In a bid to brush up on my B2B smarts I've dug into a few of the most cited and most respected reports about B2B marketing, explicitly selecting those which seek to understand the buyer perspective. This is my summary, peppered with a few of what I believe to be the clear tenets of high quality advertising and media.

Reports used:

Buyers don't care, until they care.

Here’s the brutal truth: most of the time, your buyers couldn’t care less about you. They’re not on the edge of their seats, salivating over your latest whitepaper or bookmarking your latest blog post. As John Dawes reminds us with his not-quite-a-rule-but-still-spot-on 95% rule, the vast majority of B2B buyers aren’t in market right now. They’re off doing other things, blissfully unaware of your marketing heroics.

But here’s the kicker: that other 5%? They’re only going to call someone they’ve heard of. And when they finally do, the first vendor they speak to is the one they usually go with (6sense reckons 84% of deals start this way). So, what’s a marketer to do? The answer isn’t new, sexy, or complicated: you have to make your business impossible to ignore before anyone’s in-market. And no, a couple of PPC campaigns won’t cut it.

Why Should You Care?

The reports agree, buyers are savvy, more independent, and, proud than ever. They’re 70% of the way through their decision-making process before they even think about talking to you. They’re swamped by information, dragged down by endless internal debates, and paralysed by too many choices. And all the while, you’re sitting there, desperately hoping they’ll pick up the phone.

Spoiler: they won’t, unless you’ve already planted a little seed in their minds. Dawes’ 95% rule tells us that the way to win is to build “mental availability” – making your brand the obvious, go-to choice when buyers finally decide they need what you’re selling.

What Does That Mean for Marketers?

It means you’ve got to stop thinking short-term. Sure, precise targeting, fancy CRM dashboards, and intent data are all brilliant – for the 5% who are in-market. But if you’re not investing in long-term brand-building, the other 95% won't consider you. Worse, if the 5% shrink, your pipeline will dry up faster than you can say “Q4 targets.”

And let’s be clear: building a brand in B2B isn’t about plastering your logo on a few LinkedIn posts. It’s about telling a story so compelling, so ubiquitous, that your buyers couldn’t escape it if they tried. Dawes calls it “mental availability.” Forrester calls it “early influence.” Gartner calls it “buyer enablement.” Whatever you call it, it’s about creating trust and familiarity over time, not just shoving features in people’s faces when you think they’re ready.

What Can You Do Now?

Once you have got over the fact that no-one cares about your brand you need to work out how you lure them in through things that they DO care about. Here'a few quick pointers for inspiration

  1. Create a Story Worth Repeating Forget buzzwords and product specs.

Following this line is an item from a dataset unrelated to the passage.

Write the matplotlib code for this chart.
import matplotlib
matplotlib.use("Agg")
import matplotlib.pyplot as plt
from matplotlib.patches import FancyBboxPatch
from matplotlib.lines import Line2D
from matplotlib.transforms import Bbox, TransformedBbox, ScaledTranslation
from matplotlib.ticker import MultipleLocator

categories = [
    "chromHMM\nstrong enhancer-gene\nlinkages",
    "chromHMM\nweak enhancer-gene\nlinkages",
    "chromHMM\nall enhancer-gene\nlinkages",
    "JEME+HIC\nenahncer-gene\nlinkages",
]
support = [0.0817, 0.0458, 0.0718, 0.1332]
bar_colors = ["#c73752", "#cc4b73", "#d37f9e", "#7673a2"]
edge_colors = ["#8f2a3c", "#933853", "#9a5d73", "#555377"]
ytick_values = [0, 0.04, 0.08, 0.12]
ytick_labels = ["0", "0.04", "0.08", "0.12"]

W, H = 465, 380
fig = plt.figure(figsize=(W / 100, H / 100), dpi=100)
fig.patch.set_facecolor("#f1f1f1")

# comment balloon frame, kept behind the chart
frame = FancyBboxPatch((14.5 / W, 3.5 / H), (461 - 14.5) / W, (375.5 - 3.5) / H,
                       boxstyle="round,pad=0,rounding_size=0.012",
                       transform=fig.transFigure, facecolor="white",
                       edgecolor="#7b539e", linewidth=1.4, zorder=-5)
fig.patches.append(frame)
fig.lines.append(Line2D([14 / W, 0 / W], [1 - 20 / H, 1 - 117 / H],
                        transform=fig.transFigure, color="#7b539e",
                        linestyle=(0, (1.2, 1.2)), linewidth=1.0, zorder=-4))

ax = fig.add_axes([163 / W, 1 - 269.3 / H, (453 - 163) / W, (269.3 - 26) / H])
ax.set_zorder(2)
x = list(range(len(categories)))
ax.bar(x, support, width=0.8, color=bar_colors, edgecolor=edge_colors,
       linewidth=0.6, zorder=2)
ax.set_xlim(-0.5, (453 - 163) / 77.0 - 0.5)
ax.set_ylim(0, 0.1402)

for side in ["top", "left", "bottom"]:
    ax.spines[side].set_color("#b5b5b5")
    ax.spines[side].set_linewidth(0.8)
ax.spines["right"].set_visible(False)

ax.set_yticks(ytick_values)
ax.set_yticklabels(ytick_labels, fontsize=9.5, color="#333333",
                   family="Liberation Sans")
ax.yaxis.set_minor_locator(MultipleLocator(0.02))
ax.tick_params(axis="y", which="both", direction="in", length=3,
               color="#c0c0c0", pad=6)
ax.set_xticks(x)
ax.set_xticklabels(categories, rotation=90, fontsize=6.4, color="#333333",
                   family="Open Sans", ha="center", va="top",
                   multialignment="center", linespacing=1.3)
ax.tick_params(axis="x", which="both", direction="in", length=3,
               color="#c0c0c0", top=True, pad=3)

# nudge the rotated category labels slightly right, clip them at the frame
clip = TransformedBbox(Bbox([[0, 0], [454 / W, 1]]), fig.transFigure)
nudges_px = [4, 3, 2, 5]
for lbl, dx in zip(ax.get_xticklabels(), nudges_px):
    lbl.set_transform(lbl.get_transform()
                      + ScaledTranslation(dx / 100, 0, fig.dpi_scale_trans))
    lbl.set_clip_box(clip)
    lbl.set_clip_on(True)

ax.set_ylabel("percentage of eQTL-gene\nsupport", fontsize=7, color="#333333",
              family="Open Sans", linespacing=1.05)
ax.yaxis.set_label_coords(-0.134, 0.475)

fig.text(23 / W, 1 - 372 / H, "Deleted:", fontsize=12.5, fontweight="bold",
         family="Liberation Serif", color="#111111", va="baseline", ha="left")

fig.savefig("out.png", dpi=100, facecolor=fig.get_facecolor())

Focus on the problem you solve and the value you deliver. Make it memorable, relatable, and impossible to ignore.
  2. Be generous. Give away a wealth of your insights and opinion. Be useful to buyers at no cost to them. Buyers spend 17% of their journey talking to suppliers. Much of the rest is spent online. Make your website a treasure trove of tools, guides, and case studies. Be the company that helps, not hassles. Let your generosity act as a lure to the bigger fish you’ve got to fry.
  3. Invest in Above-the-Line Media Yes, it costs more upfront. But targeted ATL campaigns – TV, digital video, and high-impact display – reach those 95% of buyers who aren’t searching for you. When they are ready, they’ll remember who you are.

The Bottom Line

B2B marketing isn’t about shouting louder; it’s about showing up, over and over, with a message that sticks. Build your brand for the 95% who aren’t buying today, and you’ll win the 5% who are ready tomorrow. Because when your buyers finally care, they’ll call the brand they already know. Make sure it’s yours.